Begin with the line containing "Emit a LaTeX" and end with the line containing "(title) at (263,16)"; set down that block verbatim and nothing else.
━━━━━ RECORD SET ━━━━━
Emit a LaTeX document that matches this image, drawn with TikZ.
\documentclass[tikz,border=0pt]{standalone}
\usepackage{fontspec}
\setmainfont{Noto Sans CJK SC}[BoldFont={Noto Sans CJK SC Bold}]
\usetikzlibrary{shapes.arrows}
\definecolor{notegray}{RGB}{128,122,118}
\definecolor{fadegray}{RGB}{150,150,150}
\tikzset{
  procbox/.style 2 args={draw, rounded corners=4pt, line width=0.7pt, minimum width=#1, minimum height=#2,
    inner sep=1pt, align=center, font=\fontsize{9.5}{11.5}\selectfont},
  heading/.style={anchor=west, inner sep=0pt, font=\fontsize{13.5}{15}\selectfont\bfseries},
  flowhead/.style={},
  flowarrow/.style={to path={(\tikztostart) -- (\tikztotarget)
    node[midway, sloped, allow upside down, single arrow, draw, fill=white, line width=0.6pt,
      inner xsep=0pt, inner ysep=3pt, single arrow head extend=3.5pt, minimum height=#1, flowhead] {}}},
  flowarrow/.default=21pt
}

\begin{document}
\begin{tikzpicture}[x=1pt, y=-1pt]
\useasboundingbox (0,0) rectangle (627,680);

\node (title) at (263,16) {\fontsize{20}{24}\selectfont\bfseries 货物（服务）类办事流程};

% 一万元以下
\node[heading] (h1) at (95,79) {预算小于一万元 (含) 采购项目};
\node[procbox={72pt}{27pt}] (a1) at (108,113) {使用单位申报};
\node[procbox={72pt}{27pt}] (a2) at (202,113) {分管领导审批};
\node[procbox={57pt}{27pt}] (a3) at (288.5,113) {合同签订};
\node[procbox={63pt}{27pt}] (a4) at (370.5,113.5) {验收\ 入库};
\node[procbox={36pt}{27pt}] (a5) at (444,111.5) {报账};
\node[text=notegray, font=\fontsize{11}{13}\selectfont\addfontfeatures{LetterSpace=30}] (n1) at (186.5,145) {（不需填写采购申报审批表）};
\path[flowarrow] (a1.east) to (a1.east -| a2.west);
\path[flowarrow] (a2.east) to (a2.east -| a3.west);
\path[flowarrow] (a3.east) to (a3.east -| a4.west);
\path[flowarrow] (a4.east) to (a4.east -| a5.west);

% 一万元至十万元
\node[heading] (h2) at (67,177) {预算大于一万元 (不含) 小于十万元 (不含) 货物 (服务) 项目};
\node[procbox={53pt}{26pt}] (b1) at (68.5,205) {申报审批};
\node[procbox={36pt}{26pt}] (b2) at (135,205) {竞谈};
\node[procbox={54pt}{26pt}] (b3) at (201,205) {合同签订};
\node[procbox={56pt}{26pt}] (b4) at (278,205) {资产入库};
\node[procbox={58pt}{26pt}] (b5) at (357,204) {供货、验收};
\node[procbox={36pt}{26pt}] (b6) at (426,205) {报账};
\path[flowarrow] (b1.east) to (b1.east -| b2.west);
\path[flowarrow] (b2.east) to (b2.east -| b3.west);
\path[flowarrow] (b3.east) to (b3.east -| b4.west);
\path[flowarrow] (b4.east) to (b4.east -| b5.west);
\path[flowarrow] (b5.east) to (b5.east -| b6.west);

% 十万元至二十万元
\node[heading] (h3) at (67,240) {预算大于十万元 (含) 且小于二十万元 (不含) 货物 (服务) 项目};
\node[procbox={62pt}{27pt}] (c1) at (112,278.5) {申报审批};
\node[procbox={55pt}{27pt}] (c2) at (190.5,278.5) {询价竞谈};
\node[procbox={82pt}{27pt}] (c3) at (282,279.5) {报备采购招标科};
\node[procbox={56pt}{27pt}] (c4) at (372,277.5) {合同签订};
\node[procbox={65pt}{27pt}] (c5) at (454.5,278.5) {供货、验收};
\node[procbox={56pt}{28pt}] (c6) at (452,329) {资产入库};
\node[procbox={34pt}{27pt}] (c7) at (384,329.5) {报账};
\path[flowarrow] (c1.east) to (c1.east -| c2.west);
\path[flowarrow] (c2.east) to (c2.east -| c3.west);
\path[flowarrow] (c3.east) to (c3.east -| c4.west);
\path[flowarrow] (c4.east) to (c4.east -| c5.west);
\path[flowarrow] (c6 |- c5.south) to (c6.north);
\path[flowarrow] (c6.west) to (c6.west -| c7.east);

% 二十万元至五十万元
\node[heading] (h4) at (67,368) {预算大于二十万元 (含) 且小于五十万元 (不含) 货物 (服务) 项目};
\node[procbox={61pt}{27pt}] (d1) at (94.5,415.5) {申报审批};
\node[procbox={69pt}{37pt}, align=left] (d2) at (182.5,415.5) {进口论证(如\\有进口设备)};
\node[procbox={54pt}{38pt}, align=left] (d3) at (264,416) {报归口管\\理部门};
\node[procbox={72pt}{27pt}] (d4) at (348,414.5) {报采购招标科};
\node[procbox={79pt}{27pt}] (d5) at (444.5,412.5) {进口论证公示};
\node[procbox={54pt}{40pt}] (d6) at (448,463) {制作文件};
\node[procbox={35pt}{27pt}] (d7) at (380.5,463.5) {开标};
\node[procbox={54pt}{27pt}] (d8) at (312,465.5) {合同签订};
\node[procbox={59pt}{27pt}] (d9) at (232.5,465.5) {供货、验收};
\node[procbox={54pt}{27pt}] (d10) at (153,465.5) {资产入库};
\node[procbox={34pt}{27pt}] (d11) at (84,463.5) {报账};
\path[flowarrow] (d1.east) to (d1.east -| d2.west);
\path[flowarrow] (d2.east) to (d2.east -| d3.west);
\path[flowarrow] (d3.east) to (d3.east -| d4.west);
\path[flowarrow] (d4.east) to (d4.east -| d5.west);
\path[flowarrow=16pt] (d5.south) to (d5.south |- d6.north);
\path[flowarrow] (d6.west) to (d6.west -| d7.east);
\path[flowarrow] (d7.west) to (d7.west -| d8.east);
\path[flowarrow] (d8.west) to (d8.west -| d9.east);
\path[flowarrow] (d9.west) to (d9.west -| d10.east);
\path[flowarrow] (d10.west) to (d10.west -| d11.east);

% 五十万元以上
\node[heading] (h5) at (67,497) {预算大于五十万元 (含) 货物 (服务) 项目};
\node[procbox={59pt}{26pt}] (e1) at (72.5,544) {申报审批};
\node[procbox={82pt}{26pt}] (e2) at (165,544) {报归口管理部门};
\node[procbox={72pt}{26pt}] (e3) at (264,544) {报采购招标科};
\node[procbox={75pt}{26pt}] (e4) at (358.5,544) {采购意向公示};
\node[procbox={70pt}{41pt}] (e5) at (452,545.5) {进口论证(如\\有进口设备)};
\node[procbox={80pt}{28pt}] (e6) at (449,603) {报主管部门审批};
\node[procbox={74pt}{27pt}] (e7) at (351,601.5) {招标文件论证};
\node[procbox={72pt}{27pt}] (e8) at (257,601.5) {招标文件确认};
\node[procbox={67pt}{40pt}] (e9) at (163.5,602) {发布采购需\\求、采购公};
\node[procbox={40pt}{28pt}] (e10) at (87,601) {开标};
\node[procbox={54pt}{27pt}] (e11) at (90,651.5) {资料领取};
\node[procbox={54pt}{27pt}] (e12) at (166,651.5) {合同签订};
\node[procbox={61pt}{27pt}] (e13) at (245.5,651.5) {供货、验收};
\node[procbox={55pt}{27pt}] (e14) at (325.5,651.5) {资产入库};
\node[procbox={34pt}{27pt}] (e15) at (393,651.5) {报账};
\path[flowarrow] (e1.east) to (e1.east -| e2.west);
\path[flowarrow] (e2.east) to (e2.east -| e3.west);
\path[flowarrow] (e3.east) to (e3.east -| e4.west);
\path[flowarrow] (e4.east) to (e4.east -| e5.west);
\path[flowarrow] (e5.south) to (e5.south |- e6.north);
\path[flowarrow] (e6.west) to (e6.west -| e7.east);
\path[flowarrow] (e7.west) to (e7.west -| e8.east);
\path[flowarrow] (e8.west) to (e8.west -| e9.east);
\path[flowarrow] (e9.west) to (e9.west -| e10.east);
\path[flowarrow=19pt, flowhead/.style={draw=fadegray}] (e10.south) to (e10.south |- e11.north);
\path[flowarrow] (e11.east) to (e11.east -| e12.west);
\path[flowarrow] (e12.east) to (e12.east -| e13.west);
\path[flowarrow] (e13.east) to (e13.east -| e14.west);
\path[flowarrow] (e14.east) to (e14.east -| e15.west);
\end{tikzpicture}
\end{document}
━━━━━
━━━━━ RECORD SET ━━━━━
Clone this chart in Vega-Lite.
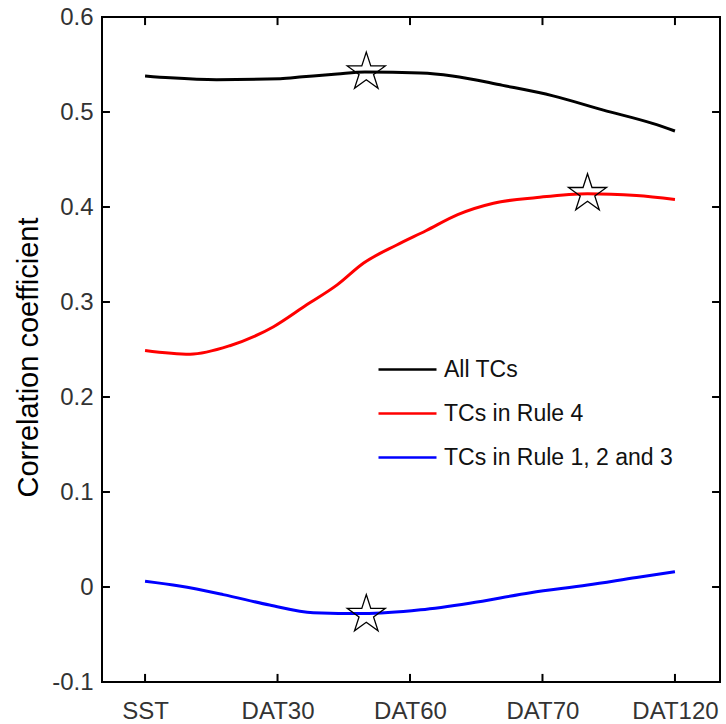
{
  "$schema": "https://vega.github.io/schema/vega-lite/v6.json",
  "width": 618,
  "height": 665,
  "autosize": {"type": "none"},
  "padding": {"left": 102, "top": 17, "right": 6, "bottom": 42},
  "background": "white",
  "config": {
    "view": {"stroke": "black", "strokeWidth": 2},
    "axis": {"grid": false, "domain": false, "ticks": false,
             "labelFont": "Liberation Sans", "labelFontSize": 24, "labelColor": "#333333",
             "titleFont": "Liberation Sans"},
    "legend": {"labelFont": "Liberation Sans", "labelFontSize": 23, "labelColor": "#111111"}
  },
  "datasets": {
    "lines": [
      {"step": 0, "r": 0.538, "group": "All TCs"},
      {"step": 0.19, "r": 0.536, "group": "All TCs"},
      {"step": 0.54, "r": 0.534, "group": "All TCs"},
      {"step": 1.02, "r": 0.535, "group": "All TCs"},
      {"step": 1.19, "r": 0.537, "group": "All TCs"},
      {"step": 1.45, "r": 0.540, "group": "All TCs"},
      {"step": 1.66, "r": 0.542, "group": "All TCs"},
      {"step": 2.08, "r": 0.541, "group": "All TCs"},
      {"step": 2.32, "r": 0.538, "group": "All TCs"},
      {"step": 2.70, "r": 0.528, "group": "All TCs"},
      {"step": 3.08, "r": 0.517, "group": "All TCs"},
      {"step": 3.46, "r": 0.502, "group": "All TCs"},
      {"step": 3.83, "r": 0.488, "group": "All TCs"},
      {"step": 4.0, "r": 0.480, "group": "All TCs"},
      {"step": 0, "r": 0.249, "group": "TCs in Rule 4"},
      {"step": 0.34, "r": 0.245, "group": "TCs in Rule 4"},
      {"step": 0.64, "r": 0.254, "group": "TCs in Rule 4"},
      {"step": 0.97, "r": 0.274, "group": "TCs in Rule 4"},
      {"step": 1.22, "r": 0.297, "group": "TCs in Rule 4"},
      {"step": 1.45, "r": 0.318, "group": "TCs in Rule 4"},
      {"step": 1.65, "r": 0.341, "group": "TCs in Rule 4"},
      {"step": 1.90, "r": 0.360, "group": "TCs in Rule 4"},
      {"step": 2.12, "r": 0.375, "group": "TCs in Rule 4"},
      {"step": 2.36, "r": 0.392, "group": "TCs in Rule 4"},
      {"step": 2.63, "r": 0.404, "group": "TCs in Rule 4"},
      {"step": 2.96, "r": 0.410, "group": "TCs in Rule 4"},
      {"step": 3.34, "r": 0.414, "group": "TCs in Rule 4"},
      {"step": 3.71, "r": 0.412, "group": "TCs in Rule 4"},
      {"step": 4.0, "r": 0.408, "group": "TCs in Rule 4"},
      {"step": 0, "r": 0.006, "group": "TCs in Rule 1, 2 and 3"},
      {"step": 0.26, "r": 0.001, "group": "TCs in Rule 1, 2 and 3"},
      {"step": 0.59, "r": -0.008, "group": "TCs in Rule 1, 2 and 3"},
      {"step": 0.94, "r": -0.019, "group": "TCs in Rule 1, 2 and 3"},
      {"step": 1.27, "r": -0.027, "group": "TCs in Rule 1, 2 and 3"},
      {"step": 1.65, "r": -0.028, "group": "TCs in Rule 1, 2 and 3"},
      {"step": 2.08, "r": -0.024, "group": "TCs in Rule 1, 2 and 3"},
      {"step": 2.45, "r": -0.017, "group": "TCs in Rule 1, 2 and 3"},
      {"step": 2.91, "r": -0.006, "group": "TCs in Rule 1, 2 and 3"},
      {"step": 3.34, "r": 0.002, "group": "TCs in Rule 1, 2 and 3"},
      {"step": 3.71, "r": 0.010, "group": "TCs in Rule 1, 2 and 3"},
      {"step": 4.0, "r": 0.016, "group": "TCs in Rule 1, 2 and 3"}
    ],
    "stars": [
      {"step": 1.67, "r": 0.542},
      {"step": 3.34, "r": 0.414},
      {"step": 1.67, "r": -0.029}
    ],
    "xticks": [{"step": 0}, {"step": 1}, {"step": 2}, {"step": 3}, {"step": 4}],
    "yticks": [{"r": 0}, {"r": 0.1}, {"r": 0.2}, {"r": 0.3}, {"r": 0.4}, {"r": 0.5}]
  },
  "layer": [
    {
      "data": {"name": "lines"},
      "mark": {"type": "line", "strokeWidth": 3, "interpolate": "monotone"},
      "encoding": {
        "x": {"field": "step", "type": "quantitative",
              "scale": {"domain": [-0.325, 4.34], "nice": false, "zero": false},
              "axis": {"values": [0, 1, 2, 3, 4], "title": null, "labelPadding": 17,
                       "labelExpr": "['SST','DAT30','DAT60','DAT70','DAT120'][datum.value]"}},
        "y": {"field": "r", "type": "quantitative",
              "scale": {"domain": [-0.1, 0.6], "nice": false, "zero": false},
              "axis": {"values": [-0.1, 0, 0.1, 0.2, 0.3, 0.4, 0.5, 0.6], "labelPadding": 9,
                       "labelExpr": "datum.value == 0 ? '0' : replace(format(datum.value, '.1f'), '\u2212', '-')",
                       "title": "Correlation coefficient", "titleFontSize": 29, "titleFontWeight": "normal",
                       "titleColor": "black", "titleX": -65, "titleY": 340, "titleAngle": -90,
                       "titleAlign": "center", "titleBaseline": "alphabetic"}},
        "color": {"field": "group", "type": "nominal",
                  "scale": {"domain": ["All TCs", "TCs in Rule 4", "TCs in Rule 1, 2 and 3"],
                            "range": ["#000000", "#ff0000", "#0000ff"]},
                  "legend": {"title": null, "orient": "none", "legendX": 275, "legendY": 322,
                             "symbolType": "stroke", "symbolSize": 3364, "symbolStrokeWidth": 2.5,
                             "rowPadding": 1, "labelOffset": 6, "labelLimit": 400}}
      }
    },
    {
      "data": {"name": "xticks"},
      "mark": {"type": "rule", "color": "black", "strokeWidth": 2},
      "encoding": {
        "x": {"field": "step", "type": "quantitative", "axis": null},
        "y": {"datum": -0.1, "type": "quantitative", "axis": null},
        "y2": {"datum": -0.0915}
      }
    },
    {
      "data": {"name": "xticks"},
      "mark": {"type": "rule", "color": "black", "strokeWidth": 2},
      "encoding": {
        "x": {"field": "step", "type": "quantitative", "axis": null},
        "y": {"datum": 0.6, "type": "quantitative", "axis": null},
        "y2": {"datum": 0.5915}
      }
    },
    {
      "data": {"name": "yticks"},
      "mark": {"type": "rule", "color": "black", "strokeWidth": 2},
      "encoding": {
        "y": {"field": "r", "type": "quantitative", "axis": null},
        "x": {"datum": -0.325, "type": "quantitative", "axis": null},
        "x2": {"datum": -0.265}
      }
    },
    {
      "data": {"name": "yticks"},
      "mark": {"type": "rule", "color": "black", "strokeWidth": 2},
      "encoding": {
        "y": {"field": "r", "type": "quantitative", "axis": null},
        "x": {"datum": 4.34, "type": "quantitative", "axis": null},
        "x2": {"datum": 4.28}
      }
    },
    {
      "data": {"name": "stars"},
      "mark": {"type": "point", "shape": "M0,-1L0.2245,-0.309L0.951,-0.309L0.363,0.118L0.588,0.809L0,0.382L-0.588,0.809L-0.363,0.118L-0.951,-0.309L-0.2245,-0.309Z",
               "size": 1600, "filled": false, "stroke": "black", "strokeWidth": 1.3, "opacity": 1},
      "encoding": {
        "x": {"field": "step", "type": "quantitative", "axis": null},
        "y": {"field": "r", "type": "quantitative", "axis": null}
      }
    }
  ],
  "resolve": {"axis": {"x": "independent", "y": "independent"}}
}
━━━━━
[SOLUTION FOR THIS TASK]
Emit a LaTeX document that matches this image, drawn with TikZ.
\documentclass[tikz,border=0pt]{standalone}
\usepackage{fontspec}
\setmainfont{Noto Sans CJK SC}[BoldFont={Noto Sans CJK SC Bold}]
\usetikzlibrary{shapes.arrows}
\definecolor{notegray}{RGB}{128,122,118}
\definecolor{fadegray}{RGB}{150,150,150}
\tikzset{
  procbox/.style 2 args={draw, rounded corners=4pt, line width=0.7pt, minimum width=#1, minimum height=#2,
    inner sep=1pt, align=center, font=\fontsize{9.5}{11.5}\selectfont},
  heading/.style={anchor=west, inner sep=0pt, font=\fontsize{13.5}{15}\selectfont\bfseries},
  flowhead/.style={},
  flowarrow/.style={to path={(\tikztostart) -- (\tikztotarget)
    node[midway, sloped, allow upside down, single arrow, draw, fill=white, line width=0.6pt,
      inner xsep=0pt, inner ysep=3pt, single arrow head extend=3.5pt, minimum height=#1, flowhead] {}}},
  flowarrow/.default=21pt
}

\begin{document}
\begin{tikzpicture}[x=1pt, y=-1pt]
\useasboundingbox (0,0) rectangle (627,680);

\node (title) at (263,16) {\fontsize{20}{24}\selectfont\bfseries 货物（服务）类办事流程};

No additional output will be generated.